3) But I am not convinced that the bailout bungle plays so badly in the Rest of America, despite the 777-point drop in the Dow Jones industrials. That decline, though painful, was hardly another Black Monday, though we may still get a Black Tuesday, Black Wednesday, Black Thursday, or a Black Friday if it looks like the rescue plan is stuck in suspended animation on Capitol Hill. (Maybe a couple of them.) So far, this still looks like mostly a Wall Street problem to much of America, most of whom have the bulk of their investment in retirement plans that they don't keep a particularly close eye on. What's more, falling oil prices should mean lower prices at the pump, the one place consumers most directly and tangibly interface with the macro economy. People may not know what the latest GDP numbers are, but gas prices they get.
4) Grudging acceptance of the need for a Wall Street bailout may indeed be growing. A new poll by Rasmussen shows support increasing to 49 percent from 24 percent. But is there any doubt that even if people come around to the belief that the Paulson plan is necessary, it will forever be one of the most unloved pieces of legislation in American history—right up there with the establishment of the income tax. Many GOPers see their pushback against it a key element of rebuilding the Republican brand and comeback in 2010.
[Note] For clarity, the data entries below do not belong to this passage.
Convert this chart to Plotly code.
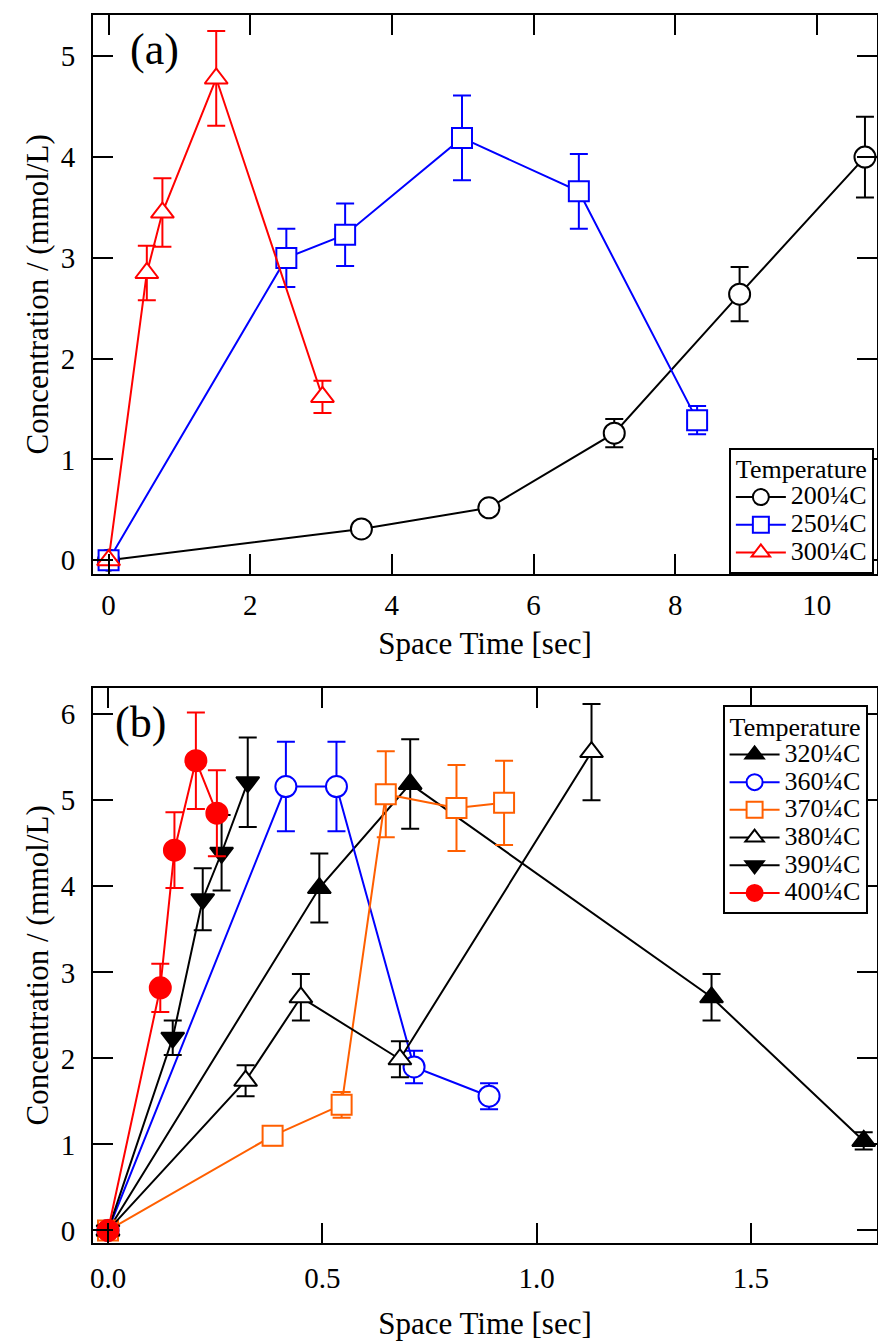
import plotly.graph_objects as go

# ---------------- data: panel (a) ----------------
x200 = [0.0, 3.57, 5.37, 7.14, 8.91, 10.68]
y200 = [0.0, 0.31, 0.52, 1.26, 2.64, 4.00]
e200 = [None, 0.03, 0.04, 0.14, 0.27, 0.40]

x250 = [0.0, 2.51, 3.34, 4.99, 6.64, 8.31]
y250 = [0.0, 3.00, 3.23, 4.19, 3.66, 1.39]
e250 = [None, 0.29, 0.31, 0.42, 0.37, 0.14]

x300 = [0.0, 0.54, 0.76, 1.52, 3.02]
y300 = [0.0, 2.85, 3.45, 4.78, 1.62]
e300 = [None, 0.27, 0.34, 0.47, 0.16]

# ---------------- data: panel (b) ----------------
x320 = [0.0, 0.493, 0.705, 1.408, 1.763]
y320 = [0.0, 3.98, 5.19, 2.71, 1.04]
e320 = [None, 0.40, 0.52, 0.27, 0.10]

x360 = [0.0, 0.415, 0.533, 0.714, 0.889]
y360 = [0.0, 5.16, 5.16, 1.90, 1.56]
e360 = [None, 0.52, 0.52, 0.19, 0.15]

x370 = [0.0, 0.384, 0.545, 0.648, 0.813, 0.924]
y370 = [0.0, 1.10, 1.46, 5.07, 4.91, 4.97]
e370 = [None, 0.11, 0.15, 0.50, 0.50, 0.49]

x380 = [0.0, 0.321, 0.450, 0.681, 1.128]
y380 = [0.0, 1.74, 2.71, 1.99, 5.56]
e380 = [None, 0.18, 0.27, 0.21, 0.56]

x390 = [0.0, 0.151, 0.221, 0.265, 0.326]
y390 = [0.0, 2.24, 3.85, 4.39, 5.21]
e390 = [None, 0.20, 0.36, 0.44, 0.52]

x400 = [0.0, 0.122, 0.155, 0.205, 0.254]
y400 = [0.0, 2.82, 4.42, 5.46, 4.85]
e400 = [None, 0.28, 0.44, 0.56, 0.50]

names_a = ["200\u00bcC", "250\u00bcC", "300\u00bcC"]
names_b = ["320\u00bcC", "360\u00bcC", "370\u00bcC", "380\u00bcC", "390\u00bcC", "400\u00bcC"]
legend_title = "Temperature"

FONT = "Liberation Serif"
ORANGE = "#FF5F00"
LEG_TXT = 26      # visible legend text size
LEG_ROW = 19      # font size used by plotly for legend row spacing


def big(s):
    return '<span style="font-size:%dpx">%s</span>' % (LEG_TXT, s)


series_a = [
    (x200, y200, e200, names_a[0], "circle", "black", "white", 21),
    (x250, y250, e250, names_a[1], "square", "blue", "white", 20),
    (x300, y300, e300, names_a[2], "triangle-up", "red", "white", 20),
]
series_b = [
    (x320, y320, e320, names_b[0], "triangle-up", "black", "black", 20),
    (x360, y360, e360, names_b[1], "circle", "blue", "white", 21),
    (x370, y370, e370, names_b[2], "square", ORANGE, "white", 20),
    (x380, y380, e380, names_b[3], "triangle-up", "black", "white", 20),
    (x390, y390, e390, names_b[4], "triangle-down", "black", "black", 20),
    (x400, y400, e400, names_b[5], "circle", "red", "red", 21),
]

fig = go.Figure()


def add(series, xa, ya, leg):
    for xs, ys, es, nm, sym, col, fill, sz in series:
        fig.add_trace(go.Scatter(
            x=xs, y=ys, name=big(nm), mode="lines+markers",
            xaxis=xa, yaxis=ya, legend=leg,
            line=dict(color=col, width=2),
            marker=dict(symbol=sym, size=sz, color=fill,
                        line=dict(color=col, width=2)),
            error_y=dict(type="data", array=es, visible=True,
                         color=col, thickness=2, width=9),
        ))


add(series_a, "x", "y", "legend")
add(series_b, "x2", "y2", "legend2")

axis_common = dict(
    showline=True, linecolor="black", linewidth=2, mirror="ticks",
    ticks="inside", ticklen=20, tickwidth=2, tickcolor="black",
    showgrid=False, zeroline=False, automargin=False,
    tickfont=dict(family=FONT, size=29, color="black"),
)

legend_common = dict(
    bgcolor="white", bordercolor="black", borderwidth=2,
    font=dict(family=FONT, size=LEG_ROW, color="black"),
    title=dict(text=big(legend_title), side="top center",
               font=dict(family=FONT, size=LEG_ROW + 3)),
    tracegroupgap=0, itemwidth=50,
)

fig.update_layout(
    width=878, height=1343,
    margin=dict(l=93, r=1, t=15, b=100),
    paper_bgcolor="white", plot_bgcolor="white",
    font=dict(family=FONT, size=26, color="black"),
    showlegend=True,
    xaxis=dict(domain=[0, 1], anchor="y", range=[-0.22, 10.85],
               tickvals=[0, 2, 4, 6, 8, 10], ticklabelstandoff=5,
               title=dict(text="Space Time [sec]", standoff=12,
                          font=dict(family=FONT, size=31)),
               **axis_common),
    yaxis=dict(domain=[0.5451, 1], anchor="x", range=[-0.133, 5.41],
               tickvals=[0, 1, 2, 3, 4, 5], ticklabelstandoff=10,
               title=dict(text="Concentration / (mmol/L)", standoff=3,
                          font=dict(family=FONT, size=31)),
               **axis_common),
    xaxis2=dict(domain=[0, 1], anchor="y2", range=[-0.035, 1.794],
                tickvals=[0, 0.5, 1.0, 1.5], ticktext=["0.0", "0.5", "1.0", "1.5"],
                ticklabelstandoff=8,
                title=dict(text="Space Time [sec]", standoff=20,
                           font=dict(family=FONT, size=31)),
                **axis_common),
    yaxis2=dict(domain=[0, 0.4523], anchor="x2", range=[-0.146, 6.31],
                tickvals=[0, 1, 2, 3, 4, 5, 6], ticklabelstandoff=10,
                title=dict(text="Concentration / (mmol/L)", standoff=3,
                           font=dict(family=FONT, size=31)),
                **axis_common),
    legend=dict(x=0.996, xanchor="right", y=0.5451, yanchor="bottom",
                **legend_common),
    legend2=dict(x=0.988, xanchor="right", y=0.4381, yanchor="top",
                 **legend_common),
    annotations=[
        dict(text="(a)", x=0.045, y=0.985, xref="x domain", yref="y domain",
             xanchor="left", yanchor="top", showarrow=False,
             font=dict(family=FONT, size=44)),
        dict(text="(b)", x=0.026, y=0.985, xref="x2 domain", yref="y2 domain",
             xanchor="left", yanchor="top", showarrow=False,
             font=dict(family=FONT, size=44)),
    ],
)

fig.write_html("out.html")
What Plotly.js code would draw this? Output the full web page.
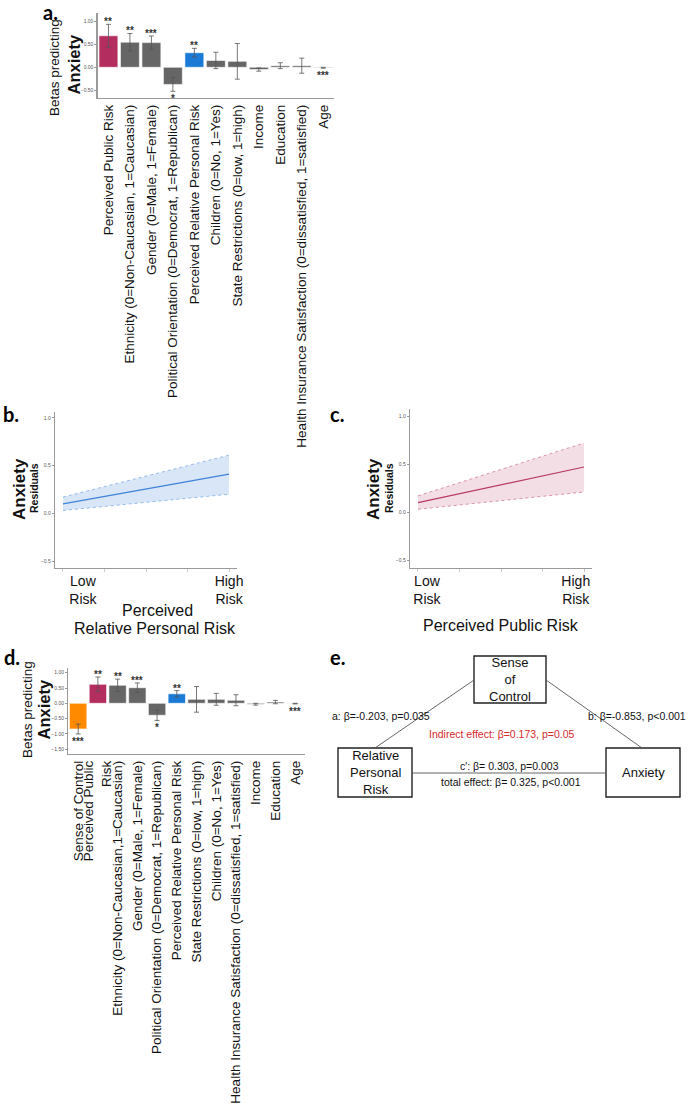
<!DOCTYPE html>
<html><head><meta charset="utf-8">
<script src="https://cdn.plot.ly/plotly-3.0.1.min.js"></script>
<style>html,body{margin:0;padding:0;background:#fff}</style>
</head><body><div id="chart" style="width:690px;height:1109px"></div>
<script>
// ---------- DATA ----------
const categoriesA = ["Perceived Public Risk","Ethnicity (0=Non-Caucasian, 1=Caucasian)","Gender (0=Male, 1=Female)","Political Orientation (0=Democrat, 1=Republican)","Perceived Relative Personal Risk","Children (0=No, 1=Yes)","State Restrictions (0=low, 1=high)","Income","Education","Health Insurance Satisfaction (0=dissatisfied, 1=satisfied)","Age"];
const betasA  = [0.69, 0.55, 0.54, -0.375, 0.32, 0.15, 0.13, -0.05, 0.035, 0.035, -0.01];
const errorsA = [0.25, 0.19, 0.145, 0.15, 0.095, 0.18, 0.39, 0.035, 0.065, 0.165, 0.01];
const starsA  = ["**","**","***","*","**","","","","","","***"];

const categoriesD = ["Sense of Control","Perceived Public<br>Risk","Ethnicity (0=Non-Caucasian,1=Caucasian)","Gender (0=Male, 1=Female)","Political Orientation (0=Democrat, 1=Republican)","Perceived Relative Personal Risk","State Restrictions (0=low, 1=high)","Children (0=No, 1=Yes)","Health Insurance Satisfaction (0=dissatisfied, 1=satisfied)","Income","Education","Age"];
const betasD  = [-0.84, 0.62, 0.59, 0.51, -0.39, 0.31, 0.13, 0.13, 0.10, -0.03, 0.04, -0.01];
const errorsD = [0.16, 0.24, 0.20, 0.155, 0.17, 0.105, 0.42, 0.195, 0.18, 0.03, 0.055, 0.01];
const starsD  = ["***","**","**","***","*","**","","","","","","***"];

const riskLevels    = [0, 1];
const fitPersonal   = [0.10, 0.41];
const lowerPersonal = [0.03, 0.20];
const upperPersonal = [0.17, 0.61];
const fitPublic     = [0.10, 0.47];
const lowerPublic   = [0.03, 0.21];
const upperPublic   = [0.17, 0.72];
const riskTickText  = ["Low<br>Risk", "High<br>Risk"];

// ---------- STYLE ----------
const W = 690, H = 1109;
const X = p => p / W;
const Y = p => 1 - p / H;
const FONT = "Liberation Sans, Arial, sans-serif";
const LETTER = "Lato, Open Sans, sans-serif";
const GREY = "#666666", MAGENTA = "#B32D5E", BLUE = "#1B7AD6", ORANGE = "#FF8A00";
const highlight = {"Perceived Public Risk": MAGENTA, "Perceived Public<br>Risk": MAGENTA,
                   "Perceived Relative Personal Risk": BLUE, "Sense of Control": ORANGE};
const colorFor = c => highlight[c] || GREY;

function barTrace(cats, vals, errs, xa, ya) {
  return {type: "bar", x: cats, y: vals, xaxis: xa, yaxis: ya,
    marker: {color: cats.map(colorFor), line: {color: "#ffffff", width: 0.6}},
    error_y: {type: "data", array: errs, visible: true, color: "#555", thickness: 0.8, width: 2.5},
    hoverinfo: "skip"};
}
function bandTraces(xs, lo, hi, fit, col, fillcol, xa, ya) {
  return [
    {x: xs, y: lo, mode: "lines", line: {color: col, width: 0.5, dash: "dot"}, xaxis: xa, yaxis: ya, hoverinfo: "skip"},
    {x: xs, y: hi, mode: "lines", fill: "tonexty", fillcolor: fillcol, line: {color: col, width: 0.5, dash: "dot"}, xaxis: xa, yaxis: ya, hoverinfo: "skip"},
    {x: xs, y: fit, mode: "lines", line: {color: col, width: 1.2}, xaxis: xa, yaxis: ya, hoverinfo: "skip"}
  ];
}
function starAnns(cats, vals, errs, stars, xr, yr) {
  const out = [];
  cats.forEach((c, i) => {
    if (!stars[i]) return;
    const up = vals[i] >= 0;
    out.push({x: c, y: up ? vals[i] + errs[i] : vals[i] - errs[i], xref: xr, yref: yr,
      text: "<b>" + stars[i] + "</b>", showarrow: false, yanchor: up ? "bottom" : "top", yshift: up ? -5 : 0,
      font: {family: FONT, size: 10, color: "#333"}});
  });
  return out;
}

const data = [
  barTrace(categoriesA, betasA, errorsA, "x", "y"),
  ...bandTraces(riskLevels, lowerPersonal, upperPersonal, fitPersonal, "#3F83D8", "rgba(63,131,216,0.2)", "x2", "y2"),
  ...bandTraces(riskLevels, lowerPublic, upperPublic, fitPublic, "#B83A66", "rgba(184,58,102,0.17)", "x3", "y3"),
  barTrace(categoriesD, betasD, errorsD, "x4", "y4")
];

const axisLine = {showline: true, linecolor: "#9a9a9a", linewidth: 1.3, showgrid: false, zeroline: false};
const yTickFont = {family: FONT, size: 5, color: "#555"};
const catFont = {family: FONT, size: 13.5, color: "#111"};

const layout = {
  width: W, height: H, margin: {l: 0, r: 0, t: 0, b: 0},
  paper_bgcolor: "#fff", plot_bgcolor: "#fff", showlegend: false, bargap: 0.12,
  xaxis: Object.assign({}, axisLine, {domain: [X(97.7), X(334)], anchor: "y", tickangle: -90, tickfont: catFont, ticks: ""}),
  yaxis: Object.assign({}, axisLine, {domain: [Y(98), Y(13)], anchor: "x", range: [-0.672, 1.188],
    tickvals: [-0.5, 0, 0.5, 1], tickformat: ".2f", ticks: "outside", ticklen: 2, tickcolor: "#999", tickfont: yTickFont}),
  xaxis2: Object.assign({}, axisLine, {domain: [X(55), X(237)], anchor: "y2", range: [-0.048, 1.048],
    tickvals: [0.12, 1.0], ticktext: riskTickText, ticks: "", tickfont: {family: FONT, size: 14, color: "#111"},
    minor: {ticks: "outside", ticklen: 3, tickcolor: "#ccc", tick0: 0, dtick: 0.25}}),
  yaxis2: Object.assign({}, axisLine, {domain: [Y(568), Y(412)], anchor: "x2", range: [-0.573, 1.062],
    tickvals: [-0.5, 0, 0.5, 1], tickformat: ".1f", ticks: "outside", ticklen: 2, tickcolor: "#999", tickfont: yTickFont}),
  xaxis3: Object.assign({}, axisLine, {domain: [X(410), X(591.7)], anchor: "y3", range: [-0.048, 1.046],
    tickvals: [0.054, 0.95], ticktext: riskTickText, ticks: "", tickfont: {family: FONT, size: 14, color: "#111"},
    minor: {ticks: "outside", ticklen: 3, tickcolor: "#ccc", tick0: 0, dtick: 0.25}}),
  yaxis3: Object.assign({}, axisLine, {domain: [Y(567.7), Y(409)], anchor: "x3", range: [-0.577, 1.073],
    tickvals: [-0.5, 0, 0.5, 1], tickformat: ".1f", ticks: "outside", ticklen: 2, tickcolor: "#999", tickfont: yTickFont}),
  xaxis4: Object.assign({}, axisLine, {domain: [X(68.3), X(305)], anchor: "y4", tickangle: -90, tickfont: catFont, ticks: ""}),
  yaxis4: Object.assign({}, axisLine, {domain: [Y(754), Y(668)], anchor: "x4", range: [-1.657, 1.154],
    tickvals: [-1.5, -1, -0.5, 0, 0.5, 1], tickformat: ".2f", ticks: "outside", ticklen: 2, tickcolor: "#999", tickfont: yTickFont}),
  shapes: [],
  annotations: []
};

const ann = layout.annotations;
function txt(x, y, text, size, opts) {
  ann.push(Object.assign({x: X(x), y: Y(y), xref: "paper", yref: "paper", text: text, showarrow: false,
    xanchor: "center", yanchor: "middle", font: {family: FONT, size: size, color: "#111"}}, opts || {}));
}
// panel letters
[["a.", 50, 12], ["b.", 11, 414], ["c.", 337, 414], ["d.", 12, 657], ["e.", 337, 657]].forEach(l =>
  txt(l[1], l[2], "<b>" + l[0] + "</b>", 20, {font: {family: LETTER, size: 20, color: "#000"}}));
// y titles
txt(55, 67, "Betas predicting", 13.5, {textangle: -90});
txt(73.5, 65, "<b>Anxiety</b>", 16.5, {textangle: -90});
txt(27, 710, "Betas predicting", 13.5, {textangle: -90});
txt(43.5, 710, "<b>Anxiety</b>", 16.5, {textangle: -90});
txt(19, 489, "<b>Anxiety</b>", 17, {textangle: -90});
txt(34, 488, "<b>Residuals</b>", 10.5, {textangle: -90});
txt(373, 489, "<b>Anxiety</b>", 17, {textangle: -90});
txt(389, 488, "<b>Residuals</b>", 10.5, {textangle: -90});
// x titles
txt(157, 610, "Perceived", 16);
txt(155, 628, "Relative Personal Risk", 16);
txt(501, 625, "Perceived Public Risk", 16);
// stars
ann.push(...starAnns(categoriesA, betasA, errorsA, starsA, "x", "y"));
ann.push(...starAnns(categoriesD, betasD, errorsD, starsD, "x4", "y4"));

// panel e: mediation diagram
const box = (x0, y0, x1, y1) => ({type: "rect", xref: "paper", yref: "paper", x0: X(x0), x1: X(x1), y0: Y(y1), y1: Y(y0), line: {color: "#222", width: 1.4}});
const seg = (x0, y0, x1, y1) => ({type: "line", xref: "paper", yref: "paper", x0: X(x0), x1: X(x1), y0: Y(y0), y1: Y(y1), line: {color: "#555", width: 0.9}});
layout.shapes.push(box(474, 656, 546, 703), box(338, 748, 412, 797), box(606, 748, 680, 797),
  seg(474, 680, 375, 748), seg(546, 680, 642, 748), seg(412, 773, 606, 773));
txt(510, 679, "Sense<br>of<br>Control", 13);
txt(375, 772, "Relative<br>Personal<br>Risk", 13);
txt(643, 772, "Anxiety", 13);
txt(381, 716, "a: β=-0.203, p=0.035", 10.5);
txt(637, 716, "b: β=-0.853, p<0.001", 10.5);
txt(502, 734, "Indirect effect: β=0.173, p=0.05", 10.5, {font: {family: FONT, size: 10.5, color: "#D42A2A"}});
txt(510, 766, "c′: β= 0.303, p=0.003", 10.5);
txt(511, 782, "total effect: β= 0.325, p<0.001", 10.5);

Plotly.newPlot("chart", data, layout, {staticPlot: true, displayModeBar: false});
</script></body></html>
5) So what does this all mean for John McCain? A great communicator could present a compelling narrative where corrupt Big Government (symbolized by Fannie and Freddie and its paid enablers in Washington) created the financial crisis and now, amazingly, claims to want to solve the problem through even Bigger Government that could cost American trillions of dollars. In a way, it is the issue John McCain was born to campaign on. I think McCain tried to clunkily begin that process during the debate, but it all came out as sounding like the same old stump speech that he could have given 18 months ago (and probably did). There is still time left, but not much. To put a new spin on the old James Carville formulation: 1) Reform vs. more corruption; 2) Big Government, stupid; 3) Don't forget taxes and energy.